## Exercise details
Pictures are not part of the copy. Retype the lines from the first one through the line that contains "const bandRange = [74, 125];".

## Data block

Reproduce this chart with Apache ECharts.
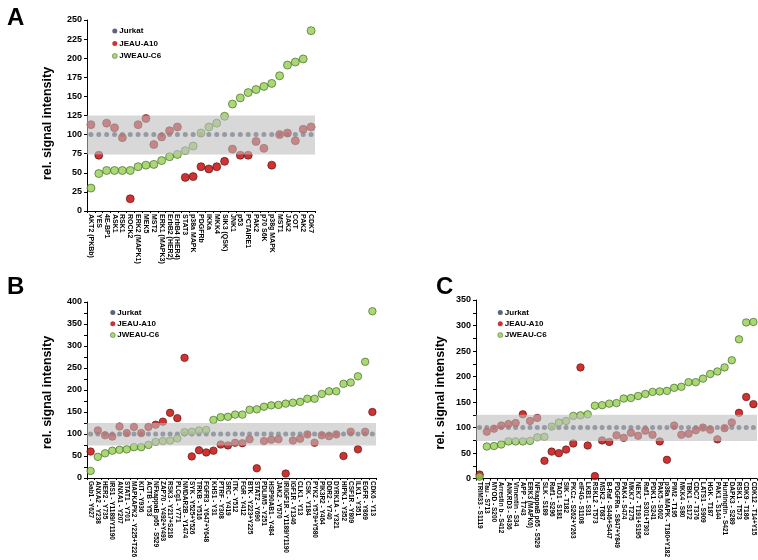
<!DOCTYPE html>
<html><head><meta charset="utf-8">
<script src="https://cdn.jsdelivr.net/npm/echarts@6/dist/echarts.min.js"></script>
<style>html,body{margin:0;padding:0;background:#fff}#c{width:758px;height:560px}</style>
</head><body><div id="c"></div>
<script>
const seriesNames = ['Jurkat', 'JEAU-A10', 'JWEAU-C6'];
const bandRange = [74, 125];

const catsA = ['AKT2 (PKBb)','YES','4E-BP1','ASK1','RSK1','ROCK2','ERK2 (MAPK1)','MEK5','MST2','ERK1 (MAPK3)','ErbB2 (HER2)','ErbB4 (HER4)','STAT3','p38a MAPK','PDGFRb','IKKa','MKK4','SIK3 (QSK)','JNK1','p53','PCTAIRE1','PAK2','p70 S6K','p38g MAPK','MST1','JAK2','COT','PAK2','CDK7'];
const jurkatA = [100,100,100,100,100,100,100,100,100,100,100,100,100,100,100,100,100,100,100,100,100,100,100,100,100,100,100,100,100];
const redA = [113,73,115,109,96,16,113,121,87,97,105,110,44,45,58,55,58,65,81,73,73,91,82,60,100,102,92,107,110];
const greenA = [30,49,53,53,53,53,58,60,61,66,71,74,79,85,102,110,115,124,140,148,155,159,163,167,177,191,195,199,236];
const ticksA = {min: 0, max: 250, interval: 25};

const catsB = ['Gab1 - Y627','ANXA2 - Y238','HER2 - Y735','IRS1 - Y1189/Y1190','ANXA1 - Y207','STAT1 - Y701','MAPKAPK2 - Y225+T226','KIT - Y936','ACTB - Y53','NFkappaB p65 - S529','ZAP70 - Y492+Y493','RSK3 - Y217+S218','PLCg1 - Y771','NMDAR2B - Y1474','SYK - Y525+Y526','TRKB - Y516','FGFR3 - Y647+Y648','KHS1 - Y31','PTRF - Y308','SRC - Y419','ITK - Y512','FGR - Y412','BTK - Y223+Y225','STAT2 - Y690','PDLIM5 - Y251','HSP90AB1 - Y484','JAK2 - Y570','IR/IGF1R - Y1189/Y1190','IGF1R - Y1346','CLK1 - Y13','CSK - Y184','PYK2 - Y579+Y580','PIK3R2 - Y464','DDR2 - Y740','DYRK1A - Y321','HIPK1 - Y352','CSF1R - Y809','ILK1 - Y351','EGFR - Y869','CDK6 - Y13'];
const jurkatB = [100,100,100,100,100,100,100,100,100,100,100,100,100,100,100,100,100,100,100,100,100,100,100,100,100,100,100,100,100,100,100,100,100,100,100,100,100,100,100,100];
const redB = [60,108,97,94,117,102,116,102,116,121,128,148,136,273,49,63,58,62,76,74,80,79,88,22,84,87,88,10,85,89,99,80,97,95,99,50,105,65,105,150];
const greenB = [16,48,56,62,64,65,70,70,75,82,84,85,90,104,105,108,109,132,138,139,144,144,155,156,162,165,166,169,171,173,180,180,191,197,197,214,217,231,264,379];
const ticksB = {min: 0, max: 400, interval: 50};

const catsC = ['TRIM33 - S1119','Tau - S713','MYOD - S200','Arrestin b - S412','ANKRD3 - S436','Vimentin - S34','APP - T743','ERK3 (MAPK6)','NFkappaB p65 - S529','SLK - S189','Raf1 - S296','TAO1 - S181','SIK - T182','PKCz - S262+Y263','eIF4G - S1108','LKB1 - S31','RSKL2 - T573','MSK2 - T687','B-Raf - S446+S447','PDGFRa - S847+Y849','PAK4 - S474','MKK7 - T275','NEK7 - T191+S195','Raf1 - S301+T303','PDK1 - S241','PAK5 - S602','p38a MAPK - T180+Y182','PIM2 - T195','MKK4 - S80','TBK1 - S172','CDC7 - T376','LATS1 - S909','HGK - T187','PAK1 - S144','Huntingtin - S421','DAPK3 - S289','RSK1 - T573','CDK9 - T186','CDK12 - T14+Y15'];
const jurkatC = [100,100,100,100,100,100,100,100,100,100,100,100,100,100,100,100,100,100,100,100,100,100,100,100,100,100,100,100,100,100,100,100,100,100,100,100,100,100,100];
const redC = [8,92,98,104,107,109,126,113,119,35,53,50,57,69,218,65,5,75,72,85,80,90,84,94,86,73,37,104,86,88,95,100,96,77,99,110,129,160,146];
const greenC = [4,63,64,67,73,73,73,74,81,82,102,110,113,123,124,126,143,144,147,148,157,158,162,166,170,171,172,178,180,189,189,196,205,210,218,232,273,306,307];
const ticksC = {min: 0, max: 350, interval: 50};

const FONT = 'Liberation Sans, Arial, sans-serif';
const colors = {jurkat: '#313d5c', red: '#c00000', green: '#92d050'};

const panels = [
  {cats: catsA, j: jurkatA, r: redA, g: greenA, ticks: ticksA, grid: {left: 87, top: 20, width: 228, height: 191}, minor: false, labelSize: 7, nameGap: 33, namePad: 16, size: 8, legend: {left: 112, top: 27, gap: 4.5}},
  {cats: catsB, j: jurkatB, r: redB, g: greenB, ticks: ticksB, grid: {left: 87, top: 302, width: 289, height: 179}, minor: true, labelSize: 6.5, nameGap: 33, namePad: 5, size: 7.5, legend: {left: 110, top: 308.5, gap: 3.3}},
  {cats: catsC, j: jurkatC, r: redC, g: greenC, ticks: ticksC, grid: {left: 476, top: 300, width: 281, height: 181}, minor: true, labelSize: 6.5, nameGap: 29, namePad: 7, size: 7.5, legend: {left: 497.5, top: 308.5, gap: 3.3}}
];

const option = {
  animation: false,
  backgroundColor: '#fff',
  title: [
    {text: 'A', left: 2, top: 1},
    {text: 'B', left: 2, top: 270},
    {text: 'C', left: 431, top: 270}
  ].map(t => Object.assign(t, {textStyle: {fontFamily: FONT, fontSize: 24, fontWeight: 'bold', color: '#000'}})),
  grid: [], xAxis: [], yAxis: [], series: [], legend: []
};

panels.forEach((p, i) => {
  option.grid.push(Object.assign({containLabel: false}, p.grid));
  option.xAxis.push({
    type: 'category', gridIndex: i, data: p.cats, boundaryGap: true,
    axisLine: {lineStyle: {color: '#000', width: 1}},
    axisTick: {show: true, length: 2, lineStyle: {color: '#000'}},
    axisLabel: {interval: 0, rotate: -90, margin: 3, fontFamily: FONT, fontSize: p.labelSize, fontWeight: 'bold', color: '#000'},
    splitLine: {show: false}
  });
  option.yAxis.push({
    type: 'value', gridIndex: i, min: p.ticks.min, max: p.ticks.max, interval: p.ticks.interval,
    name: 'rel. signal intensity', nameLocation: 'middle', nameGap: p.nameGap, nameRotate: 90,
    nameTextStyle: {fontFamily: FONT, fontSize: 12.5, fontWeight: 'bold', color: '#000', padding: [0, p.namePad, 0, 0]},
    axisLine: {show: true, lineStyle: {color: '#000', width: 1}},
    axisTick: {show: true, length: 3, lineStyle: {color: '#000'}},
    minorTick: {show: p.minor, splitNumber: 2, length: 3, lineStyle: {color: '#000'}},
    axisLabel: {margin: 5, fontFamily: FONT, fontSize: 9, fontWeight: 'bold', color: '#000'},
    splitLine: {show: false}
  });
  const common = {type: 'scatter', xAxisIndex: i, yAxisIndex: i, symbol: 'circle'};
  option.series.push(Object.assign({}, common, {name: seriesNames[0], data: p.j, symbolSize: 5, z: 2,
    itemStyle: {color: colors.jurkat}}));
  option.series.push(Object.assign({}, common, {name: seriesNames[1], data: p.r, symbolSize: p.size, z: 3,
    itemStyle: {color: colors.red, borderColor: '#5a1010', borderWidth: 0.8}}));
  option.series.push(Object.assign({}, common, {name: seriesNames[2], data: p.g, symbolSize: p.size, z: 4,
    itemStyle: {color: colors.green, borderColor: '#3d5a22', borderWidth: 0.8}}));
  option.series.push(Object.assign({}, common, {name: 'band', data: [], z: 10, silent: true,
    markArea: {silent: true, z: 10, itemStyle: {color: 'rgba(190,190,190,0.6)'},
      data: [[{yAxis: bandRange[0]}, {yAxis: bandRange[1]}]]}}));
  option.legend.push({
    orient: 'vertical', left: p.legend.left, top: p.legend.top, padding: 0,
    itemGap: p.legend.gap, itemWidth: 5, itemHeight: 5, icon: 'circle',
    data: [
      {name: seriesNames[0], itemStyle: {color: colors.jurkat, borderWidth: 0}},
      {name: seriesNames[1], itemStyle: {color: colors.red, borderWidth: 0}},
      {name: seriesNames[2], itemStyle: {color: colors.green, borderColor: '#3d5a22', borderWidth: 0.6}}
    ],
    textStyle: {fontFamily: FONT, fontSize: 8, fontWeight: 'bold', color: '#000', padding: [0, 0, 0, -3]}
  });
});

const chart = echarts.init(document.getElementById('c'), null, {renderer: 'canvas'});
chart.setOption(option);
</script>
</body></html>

## Reply
Reproduce this chart with Apache ECharts.
<!DOCTYPE html>
<html><head><meta charset="utf-8">
<script src="https://cdn.jsdelivr.net/npm/echarts@6/dist/echarts.min.js"></script>
<style>html,body{margin:0;padding:0;background:#fff}#c{width:758px;height:560px}</style>
</head><body><div id="c"></div>
<script>
const seriesNames = ['Jurkat', 'JEAU-A10', 'JWEAU-C6'];
const bandRange = [74, 125];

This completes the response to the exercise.